━━ INFORMATION PROVIDED ━━

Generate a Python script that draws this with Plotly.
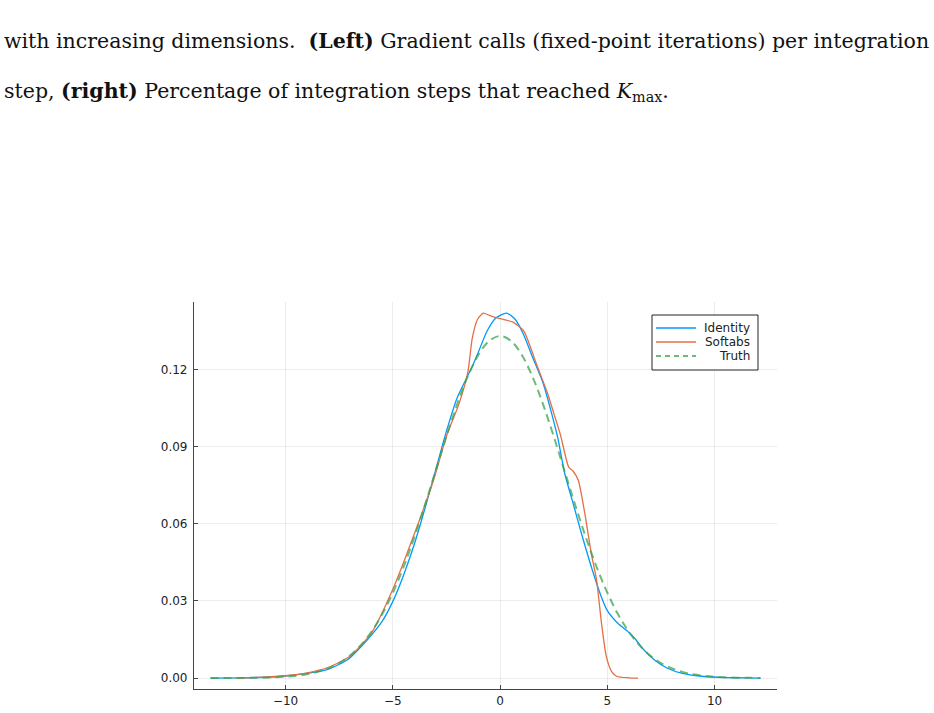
import plotly.graph_objects as go

# Identity (blue) KDE curve
identity_x = [-13.5, -12, -11, -10, -9, -8, -7.1, -6.2, -5.5, -5, -4.5, -4, -3.5, -3, -2.5, -2,
              -1.6, -1.3, -1, -0.6, -0.2, 0.3, 0.7, 1.1, 1.5, 2.0, 2.4, 2.7, 3.0, 3.4, 3.8,
              4.3, 4.7, 5.0, 5.5, 6.0, 6.3, 6.7, 7.2, 7.8, 8.5, 9.5, 10.5, 11.5, 12.14]
identity_y = [0, 0.0001, 0.0003, 0.0008, 0.0018, 0.0035, 0.0072, 0.0148, 0.022, 0.0298, 0.040,
              0.052, 0.066, 0.081, 0.096, 0.109, 0.116, 0.121, 0.127, 0.135, 0.1400, 0.1419,
              0.1395, 0.1335, 0.125, 0.1148, 0.103, 0.093, 0.080, 0.068, 0.056, 0.042, 0.032,
              0.0262, 0.0212, 0.0178, 0.0152, 0.011, 0.007, 0.0038, 0.0018, 0.0006, 0.0002,
              0.00005, 0]

# Softabs (red) KDE curve
softabs_x = [-12.3, -11.5, -10.5, -10, -9, -8, -7, -6, -5, -4, -3.1, -2.5, -1.9, -1.5, -1.3,
             -1.05, -0.78, -0.5, 0, 0.6, 1.1, 1.4, 1.7, 2.2, 2.5, 2.8, 3.2, 3.4, 3.65, 3.95,
             4.25, 4.5, 4.73, 4.95, 5.2, 5.45, 6.0, 6.43]
softabs_y = [0, 0.0002, 0.0006, 0.0009, 0.002, 0.0042, 0.0085, 0.0175, 0.0345, 0.056, 0.077,
             0.094, 0.107, 0.119, 0.132, 0.1395, 0.1419, 0.1410, 0.1397, 0.1384, 0.135,
             0.129, 0.122, 0.111, 0.103, 0.095, 0.082, 0.0805, 0.0768, 0.064, 0.0485, 0.038,
             0.0212, 0.0085, 0.0025, 0.0006, 0.0001, 0]

# Truth (green dashed) density
truth_x = [-13.5, -13, -12.5, -12, -11.5, -11, -10.5, -10, -9.5, -9, -8.5, -8, -7.5, -7, -6.5,
           -6, -5.5, -5, -4.5, -4, -3.5, -3, -2.5, -2, -1.5, -1, -0.5, 0, 0.5, 1, 1.5, 2,
           2.5, 3, 3.5, 4, 4.5, 5, 5.5, 6, 6.5, 7, 7.5, 8, 8.5, 9, 9.5, 10, 10.5, 11, 11.5,
           12, 12.14]
truth_y = [0.000002, 0.000006, 0.000023, 0.000045, 0.000086, 0.00016, 0.00029, 0.00051,
           0.00088, 0.00148, 0.00240, 0.00380, 0.00584, 0.00874, 0.01272, 0.01800, 0.02477,
           0.03316, 0.04317, 0.05467, 0.06733, 0.08066, 0.09397, 0.10648, 0.11736, 0.12579,
           0.13115, 0.13298, 0.13115, 0.12579, 0.11736, 0.10648, 0.09397, 0.08066, 0.06733,
           0.05467, 0.04317, 0.03316, 0.02477, 0.01800, 0.01272, 0.00874, 0.00584, 0.00380,
           0.00240, 0.00148, 0.00088, 0.00051, 0.00029, 0.00016, 0.000086, 0.000045, 0.00004]

series_names = ["Identity", "Softabs", "Truth"]
series_colors = ["#009AFA", "#E36F47", "#3EA44E"]

x_tick_vals = [-10, -5, 0, 5, 10]
x_tick_text = ["\u221210", "\u22125", "0", "5", "10"]
y_tick_vals = [0.0, 0.03, 0.06, 0.09, 0.12]
y_tick_text = ["0.00", "0.03", "0.06", "0.09", "0.12"]

caption_lines = [
    "with increasing dimensions.  <b>(Left)</b> Gradient calls (fixed-point iterations) per integration",
    "step, <b>(right)</b> Percentage of integration steps that reached <i>K</i><sub>max</sub>.",
]

fig = go.Figure()
fig.add_trace(go.Scatter(x=identity_x, y=identity_y, mode="lines", name=series_names[0],
                         line=dict(color=series_colors[0], width=1.3, shape="spline", smoothing=0.6)))
fig.add_trace(go.Scatter(x=softabs_x, y=softabs_y, mode="lines", name=series_names[1],
                         line=dict(color=series_colors[1], width=1.3, shape="spline", smoothing=0.6)))
fig.add_trace(go.Scatter(x=truth_x, y=truth_y, mode="lines", name=series_names[2], opacity=0.75,
                         line=dict(color=series_colors[2], width=2, dash="8px,5px", shape="spline")))

axis_common = dict(showline=True, linecolor="#444", linewidth=1.2, ticks="inside",
                   ticklen=4, tickcolor="#444", showgrid=True, gridcolor="rgba(0,0,0,0.07)",
                   gridwidth=1, zeroline=False, mirror=False, automargin=False,
                   tickfont=dict(family="DejaVu Sans", size=12, color="#222"))

fig.update_layout(
    width=934, height=713,
    paper_bgcolor="white", plot_bgcolor="white",
    margin=dict(l=194, r=157, t=302, b=24),
    xaxis=dict(range=[-14.27, 12.91], tickvals=x_tick_vals, ticktext=x_tick_text, **axis_common),
    yaxis=dict(range=[-0.00426, 0.1462], tickvals=y_tick_vals, ticktext=y_tick_text,
               ticklabelstandoff=3, **axis_common),
    showlegend=False,
)

# Legend drawn as box, line samples and text (plot area: x 194..777 px, y 302..689 px)
def px_x(p):
    return (p - 194) / 583.0

def px_y(p):
    return (689 - p) / 387.0

fig.add_shape(type="rect", xref="paper", yref="paper",
              x0=px_x(652), x1=px_x(758), y0=px_y(370), y1=px_y(315),
              line=dict(color="#222", width=1), fillcolor="white", layer="above")
legend_rows = [328, 342, 356]
legend_dash = ["solid", "solid", "5px,4px"]
legend_width = [1.3, 1.3, 1.6]
for name, color, row, dash, w in zip(series_names, series_colors, legend_rows, legend_dash, legend_width):
    fig.add_shape(type="line", xref="paper", yref="paper",
                  x0=px_x(656), x1=px_x(696), y0=px_y(row), y1=px_y(row),
                  line=dict(color=color, width=w, dash=dash), layer="above")
    fig.add_annotation(text=name, xref="paper", yref="paper", x=px_x(752), y=px_y(row),
                       xanchor="right", yanchor="middle", showarrow=False,
                       font=dict(family="DejaVu Sans", size=12, color="#222"))

caption_y = [41, 92]
for line, yy in zip(caption_lines, caption_y):
    fig.add_annotation(text=line, xref="paper", yref="paper", x=px_x(2), y=px_y(yy),
                       xanchor="left", yanchor="middle", showarrow=False,
                       font=dict(family="DejaVu Serif", size=20.5, color="#111"))

fig.write_html("out.html")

━━━

* TASK DETAILS
Take the lines from the start of the material to the line with "import plotly.graph_objects as go", both included, and transcribe them exactly without the pictures.

* SOLVED EXERCISE
Generate a Python script that draws this with Plotly.
import plotly.graph_objects as go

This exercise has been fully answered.